Thye 787-9 is pretty big, but it's not going to match an A350-1000 or even an A350-900, it can only match the A350-800. According to spec sheets, the 787-10 is comparable to the A350-900. The XWB also has a wider cabin.

At this point, I think the A350-1000 will be the next hotshot of the large aircraft, in place of the very popular 777-300ER. After the A350-1000, Boeing could regin the advatage if the 777-9X is successful, but if the latter is bust, then Airbus is likely to just improve the A350 even more and keep a lead over Boeing on large aircraft, expanding on their A380 advantage.


----------



## railiner

I find it interesting to see how the tides of change came to the airliner industry. I wonder if Boeing made a stategic mistake in allowing Airbus to take away the 'prestige' status of having the largest airliner....true, their market research told them it would not be a commercial success, but still i wonder. I suppose one big reason that they did not pursue that market, was the fact that none of the US carrier's had any interest in buying them.

If only Juan Trippe and PanAm still existed.....things might have been very different today.... :unsure:


----------



## jis

It is interesting that within the last three weeks both Lufthansa and Air France have made subtle noises to the effect that the 380 is too much aircraft for their fleet. Lufthansa actually canceled 3 options.


----------



## Swadian Hardcore

jis said:


> It is interesting that within the last three weeks both Lufthansa and Air France have made subtle noises to the effect that the 380 is too much aircraft for their fleet. Lufthansa actually canceled 3 options.

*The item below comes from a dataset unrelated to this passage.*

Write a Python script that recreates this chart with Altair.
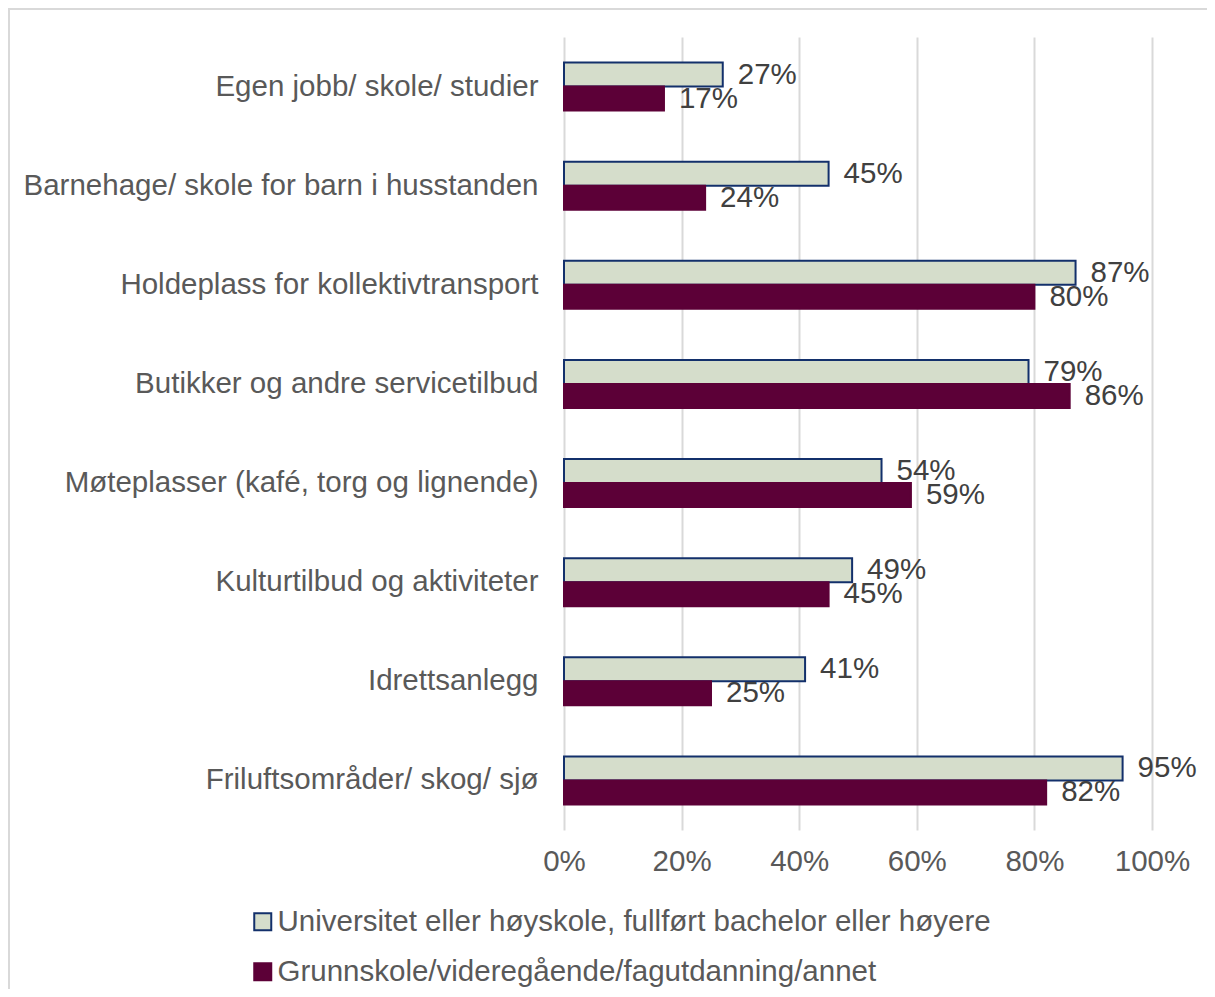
import altair as alt
import pandas as pd

categories = [
    "Egen jobb/ skole/ studier",
    "Barnehage/ skole for barn i husstanden",
    "Holdeplass for kollektivtransport",
    "Butikker og andre servicetilbud",
    "Møteplasser (kafé, torg og lignende)",
    "Kulturtilbud og aktiviteter\u00a0",
    "Idrettsanlegg",
    "Friluftsområder/ skog/ sjø",
]
series = [
    "Universitet eller høyskole, fullført bachelor eller høyere",
    "Grunnskole/videregående/fagutdanning/annet",
]
uni_values = [0.27, 0.45, 0.87, 0.79, 0.54, 0.49, 0.41, 0.95]
grunn_values = [0.17, 0.24, 0.80, 0.86, 0.59, 0.45, 0.25, 0.82]
x_ticks = [0, 0.2, 0.4, 0.6, 0.8, 1.0]

rows = []
for c, u, g in zip(categories, uni_values, grunn_values):
    rows.append({"kategori": c, "gruppe": series[0], "andel": u})
    rows.append({"kategori": c, "gruppe": series[1], "andel": g})
df = pd.DataFrame(rows)

FONT = "Liberation Sans"
FS = 29.5
W, H = 588, 793

y_enc = alt.Y(
    "kategori:N",
    sort=categories,
    scale=alt.Scale(paddingInner=0.515, paddingOuter=0.2575),
    axis=alt.Axis(
        title=None, domain=False, ticks=False, grid=False,
        labelFontSize=FS, labelColor="#595959", labelFont=FONT,
        labelPadding=26, labelLimit=700,
    ),
)
yoff = alt.YOffset("gruppe:N", sort=series)
x_enc = alt.X(
    "andel:Q",
    scale=alt.Scale(domain=[0, 1], nice=False),
    axis=alt.Axis(
        title=None, values=x_ticks, format=".0%", domain=False, ticks=False,
        grid=True, gridColor="#D9D9D9", gridWidth=2,
        labelFontSize=FS, labelColor="#595959", labelFont=FONT,
        labelPadding=17, labelFlush=False,
    ),
)

legend = alt.Legend(
    title=None, orient="none", legendX=-316, legendY=870,
    direction="vertical", symbolType="square", symbolSize=289,
    symbolStrokeWidth=2, labelFontSize=FS, labelColor="#595959",
    labelFont=FONT, rowPadding=19, labelOffset=0, labelLimit=900,
)

bars = alt.Chart(df).mark_bar(strokeWidth=2).encode(
    y=y_enc,
    yOffset=yoff,
    x=x_enc,
    fill=alt.Fill(
        "gruppe:N", sort=series,
        scale=alt.Scale(domain=series, range=["#D5DDCB", "#5C0037"]),
        legend=legend,
    ),
    stroke=alt.Stroke(
        "gruppe:N", sort=series,
        scale=alt.Scale(domain=series, range=["#13306B", "#5C0037"]),
        legend=legend,
    ),
)

labels = alt.Chart(df).mark_text(
    align="left", baseline="middle", dx=15, fontSize=FS, font=FONT, color="#404040"
).encode(
    y=alt.Y("kategori:N", sort=categories),
    yOffset=yoff,
    x=alt.X("andel:Q"),
    text=alt.Text("andel:Q", format=".0%"),
)

frame_top = alt.Chart(df).mark_rule(color="#D9D9D9", strokeWidth=2).encode(
    x=alt.value(-556), x2=alt.value(660), y=alt.value(-28)
)
frame_left = alt.Chart(df).mark_rule(color="#D9D9D9", strokeWidth=2).encode(
    x=alt.value(-555), y=alt.value(-29), y2=alt.value(960)
)

chart = alt.layer(frame_top, frame_left, bars, labels).properties(
    width=W, height=H,
    autosize=alt.AutoSizeParams(type="none"),
    padding={"left": 556, "top": 29, "right": 55, "bottom": 159},
).configure_view(stroke=None)

chart.save("out.html", embed_options={"renderer": "svg", "actions": False})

Looks like Europe has too many airlines with fortress hubs to pack A380s into each of them. BA might be doing better because they have a larger network. LH and AF might order a bunch more A350s and cancel more A380s.


----------



## Texan Eagle

jis said:


> It is interesting that within the last three weeks both Lufthansa and Air France have made subtle noises to the effect that the 380 is too much aircraft for their fleet. Lufthansa actually canceled 3 options.

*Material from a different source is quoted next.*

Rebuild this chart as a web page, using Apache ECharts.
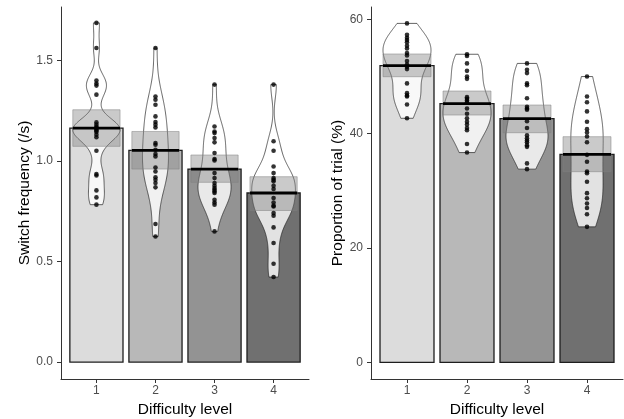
<!DOCTYPE html>
<html><head><meta charset="utf-8">
<script src="https://cdn.jsdelivr.net/npm/echarts@6/dist/echarts.min.js"></script>
<style>html,body{margin:0;padding:0;background:#fff}#c{width:624px;height:419px}</style>
</head><body><div id="c"></div>
<script>
// ---------- data ----------
const categories = ['1', '2', '3', '4'];
const freqTicks = [0, 0.5, 1.0, 1.5];
const propTicks = [0, 20, 40, 60];

const freqMeans = [1.164, 1.053, 0.960, 0.841];
const freqLow   = [1.073, 0.960, 0.894, 0.754];
const freqHigh  = [1.255, 1.147, 1.030, 0.922];
const freqLevel1 = [1.687,1.562,1.400,1.385,1.375,1.330,1.192,1.181,1.170,1.164,1.156,1.150,1.144,1.131,1.118,1.051,0.935,0.928,0.854,0.819,0.783];
const freqLevel2 = [1.562,1.321,1.305,1.280,1.222,1.194,1.181,1.167,1.090,1.081,1.056,1.035,1.023,0.968,0.948,0.919,0.907,0.891,0.869,0.687,0.625];
const freqLevel3 = [1.380,1.172,1.147,1.139,1.114,1.093,1.040,1.010,1.003,0.940,0.915,0.891,0.877,0.866,0.857,0.849,0.841,0.807,0.794,0.783,0.650];
const freqLevel4 = [1.380,1.098,1.051,0.973,0.940,0.915,0.907,0.899,0.877,0.861,0.816,0.794,0.778,0.774,0.741,0.728,0.670,0.592,0.489,0.423];

const propMeans = [51.9, 45.25, 42.63, 36.4];
const propLow   = [49.97, 43.27, 40.17, 33.35];
const propHigh  = [53.95, 47.47, 45.02, 39.48];
const propLevel1 = [59.3,57.3,56.8,56.4,56.0,55.4,54.9,54.1,53.7,52.7,52.1,51.7,51.3,48.8,47.1,46.7,46.5,45.1,42.7];
const propLevel2 = [53.9,53.6,52.3,51.0,50.0,49.6,46.4,46.1,45.8,45.5,44.4,43.5,42.7,42.1,41.6,41.0,40.6,38.2,36.7];
const propLevel3 = [52.3,51.2,50.6,48.8,48.5,46.2,44.7,44.4,44.2,42.2,41.0,39.7,39.2,38.8,38.5,38.0,37.7,34.8,33.8];
const propLevel4 = [50.0,46.5,45.5,43.9,42.1,40.8,40.2,39.5,38.5,36.3,35.1,33.4,33.1,31.6,29.6,28.7,27.8,27.0,25.9,23.7];

// ---------- styles / sizes ----------
const FONT = 'Liberation Sans, Arial, sans-serif';
const barColors = ['#dcdcdc', '#b8b8b8', '#939393', '#707070'];
const BAR_HALF = 0.45, BOX_HALF = 0.4;
const freqViolinHalf = [0.40, 0.22, 0.28, 0.37];
const propViolinHalf = [0.40, 0.40, 0.35, 0.27];
const freqBwAdjust = [0.5, 1, 1, 1];
const propBwAdjust = [1, 1, 1, 1];

// ---------- violin density (gaussian KDE, nrd0 bandwidth, trimmed) ----------
function quantile(s, p) { const h = (s.length - 1) * p, lo = Math.floor(h); return lo + 1 < s.length ? s[lo] + (h - lo) * (s[lo + 1] - s[lo]) : s[lo]; }
function density(vals, adjust) {
  const n = vals.length, s = vals.slice().sort((a, b) => a - b);
  const mean = vals.reduce((a, b) => a + b, 0) / n;
  const sd = Math.sqrt(vals.reduce((a, b) => a + (b - mean) * (b - mean), 0) / (n - 1));
  const iqr = quantile(s, 0.75) - quantile(s, 0.25);
  const lo = Math.min(sd, iqr / 1.34) || sd || 1;
  const bw = 0.9 * lo * Math.pow(n, -0.2) * adjust;
  const ys = [], ds = [], N = 200;
  for (let j = 0; j <= N; j++) {
    const y = s[0] + (s[n - 1] - s[0]) * j / N;
    let d = 0;
    for (const v of vals) { const z = (y - v) / bw; d += Math.exp(-0.5 * z * z); }
    ys.push(y); ds.push(d);
  }
  const mx = Math.max(...ds);
  return { y: ys, d: ds.map(v => v / mx) };
}

function panelSeries(pi, means, lows, highs, groups, halfW, adj) {
  const kde = groups.map((g, i) => density(g, adj[i]));
  const ax = { xAxisIndex: pi, yAxisIndex: pi };
  const base = means.map((m, i) => [i + 1, m]);
  return [
    { type: 'custom', ...ax, z: 1, data: base, renderItem: (p, api) => {
        const x = api.value(0), y = api.value(1);
        const a = api.coord([x - BAR_HALF, 0]), b = api.coord([x + BAR_HALF, y]);
        return { type: 'rect', shape: { x: a[0], y: b[1], width: b[0] - a[0], height: a[1] - b[1] },
          style: { fill: barColors[p.dataIndex], stroke: '#1e1e1e', lineWidth: 1.3 } };
      } },
    { type: 'custom', ...ax, z: 2, data: base, renderItem: (p, api) => {
        const g = p.dataIndex, k = kde[g], xc = g + 1, w = halfW[g], pts = [];
        for (let j = 0; j < k.y.length; j++) pts.push(api.coord([xc + k.d[j] * w, k.y[j]]));
        for (let j = k.y.length - 1; j >= 0; j--) pts.push(api.coord([xc - k.d[j] * w, k.y[j]]));
        return { type: 'polygon', shape: { points: pts },
          style: { fill: 'rgba(255,255,255,0.8)', stroke: '#222', lineWidth: 0.7 } };
      } },
    { type: 'custom', ...ax, z: 3, data: means.map((m, i) => [i + 1, lows[i], highs[i]]), renderItem: (p, api) => {
        const x = api.value(0);
        const a = api.coord([x - BOX_HALF, api.value(1)]), b = api.coord([x + BOX_HALF, api.value(2)]);
        return { type: 'rect', shape: { x: a[0], y: b[1], width: b[0] - a[0], height: a[1] - b[1] },
          style: { fill: 'rgba(128,128,128,0.42)', stroke: 'rgba(128,128,128,0.5)', lineWidth: 1 } };
      } },
    { type: 'custom', ...ax, z: 4, data: base, renderItem: (p, api) => {
        const x = api.value(0), y = api.value(1);
        const a = api.coord([x - BOX_HALF, y]), b = api.coord([x + BOX_HALF, y]);
        return { type: 'line', shape: { x1: a[0], y1: a[1], x2: b[0], y2: b[1] },
          style: { stroke: '#000', lineWidth: 2.8 } };
      } },
    { type: 'scatter', ...ax, z: 5, symbolSize: 4.6, itemStyle: { color: '#000' },
      data: groups.flatMap((g, i) => g.map(v => [i + 1, v])) }
  ];
}

function xAxisCfg(gi) {
  return { type: 'value', gridIndex: gi, min: 0.4, max: 4.6,
    name: 'Difficulty level', nameLocation: 'middle', nameGap: 21,
    nameTextStyle: { fontSize: 15.5, color: '#000', fontFamily: FONT },
    axisLine: { show: true, onZero: false, lineStyle: { color: '#333', width: 1 } },
    axisTick: { show: true, customValues: [1, 2, 3, 4], length: 4, lineStyle: { color: '#333', width: 1 } },
    axisLabel: { customValues: [1, 2, 3, 4], formatter: v => categories[Math.round(v) - 1],
      color: '#4d4d4d', fontSize: 12, margin: 6, fontFamily: FONT },
    splitLine: { show: false } };
}
function yAxisCfg(gi, name, min, max, ticks, fmt, gap) {
  return { type: 'value', gridIndex: gi, min, max,
    name, nameLocation: 'middle', nameGap: gap,
    nameTextStyle: { fontSize: 15.5, color: '#000', fontFamily: FONT },
    axisLine: { show: true, onZero: false, lineStyle: { color: '#333', width: 1 } },
    axisTick: { show: true, customValues: ticks, length: 4, lineStyle: { color: '#333', width: 1 } },
    axisLabel: { customValues: ticks, formatter: fmt, color: '#4d4d4d', fontSize: 12, margin: 8, fontFamily: FONT },
    splitLine: { show: false } };
}

const chart = echarts.init(document.getElementById('c'), null, { renderer: 'canvas' });
chart.setOption({
  animation: false,
  backgroundColor: '#fff',
  grid: [
    { left: 61, right: 315, top: 7, bottom: 40, containLabel: false, outerBoundsMode: 'none' },
    { left: 371, right: 1, top: 7, bottom: 40, containLabel: false, outerBoundsMode: 'none' }
  ],
  xAxis: [xAxisCfg(0), xAxisCfg(1)],
  yAxis: [
    yAxisCfg(0, 'Switch frequency (/s)', -0.084, 1.766, freqTicks, v => v.toFixed(1), 27),
    yAxisCfg(1, 'Proportion of trial (%)', -2.92, 62.17, propTicks, v => String(Math.round(v)), 20)
  ],
  series: [
    ...panelSeries(0, freqMeans, freqLow, freqHigh, [freqLevel1, freqLevel2, freqLevel3, freqLevel4], freqViolinHalf, freqBwAdjust),
    ...panelSeries(1, propMeans, propLow, propHigh, [propLevel1, propLevel2, propLevel3, propLevel4], propViolinHalf, propBwAdjust)
  ]
});
</script></body></html>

Add Delta to the list of airlines that have spoken against the A380-

http://www.fool.com/investing/general/2013/10/08/delta-air-lines-vs-the-airbus-a380.aspx

I find this most amusing since Delta doesn't even have any A380s nor has any plans to get them, so why make unnecessary noise about something that doesn't impact you?


----------



## railiner

Thanks for that interesting link....re: Delta's Richard Anderson speaking against the A380.

They say that Delta is pressuring its partner Virgin America cancel its A380 order. I'll bet Richard Branson doesn't agree with that, although, I don't know how much he has to say about Virgin America now.....


----------



## jis

According to some Virgin Atlantic has already been a bit iffy about its 380 order. Time will tell what they will do.


----------



## Texan Eagle

jis said:


> According to some Virgin Atlantic has already been a bit iffy about its 380 order. Time will tell what they will do.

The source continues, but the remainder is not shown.